In certain villages in remote areas, almost all the men are said to have used opium, according to an interview by the Chin World Media last month.

The 2004 Opium Survey in Burma by the UN Office on Drugs and Crime stated that opium poppy cultivation was observed in small areas, essentially in the northeast corner near Bokkan village in Sagaing Division.

About 1,000 acres of land are made for poppy cultivation in northern Chin State, for which the military authorities have collected taxes from the locals over the past few years, according to Khonumthung News.

One Christian pastor, whose name is kept anonymous, told the Chin World Media that the estimated acres of land used for opium poppy plantation must now be around 5,000 in Tonzang Township.

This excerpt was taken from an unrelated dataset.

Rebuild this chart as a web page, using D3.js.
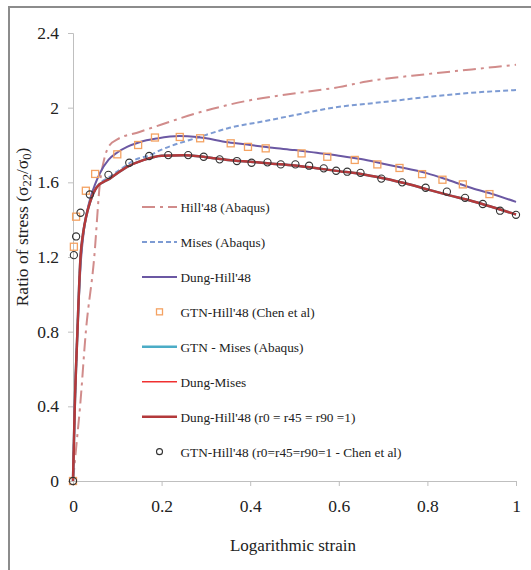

The opium cultivation has grown enormously since 2009 after a Burma Army Officer was allegedly said of advising the villages that it was more meaningful to plant something that would quickly make financial benefits.

Sources confirm that the areas in which opium is cultivated are mostly controlled by rebel groups from northeast India in collaboration with Burma’s military authorities.

The Indian rebel groups are also known to be paying taxes to the local military authorities, according to Khonumgthung News.

The ‘unnamed’ local said that it is not easy to locate the exact areas of opium poppy cultivation due to the tight security put in place in the region.

Burma’s share of global opium production has increased from 5 per cent in 2007 to 12 per cent in 2010, with a rise in opium cultivation by 20 per cent in the country last year, according to the UN report last month.

Despite its recent burning of opium and other illegal drugs worth of US$50 million on the UN International Day against Drgu Abuse and Illicit Trafficking last month, Burma remains the second largest opium poppy producer in the world after Afghanistan.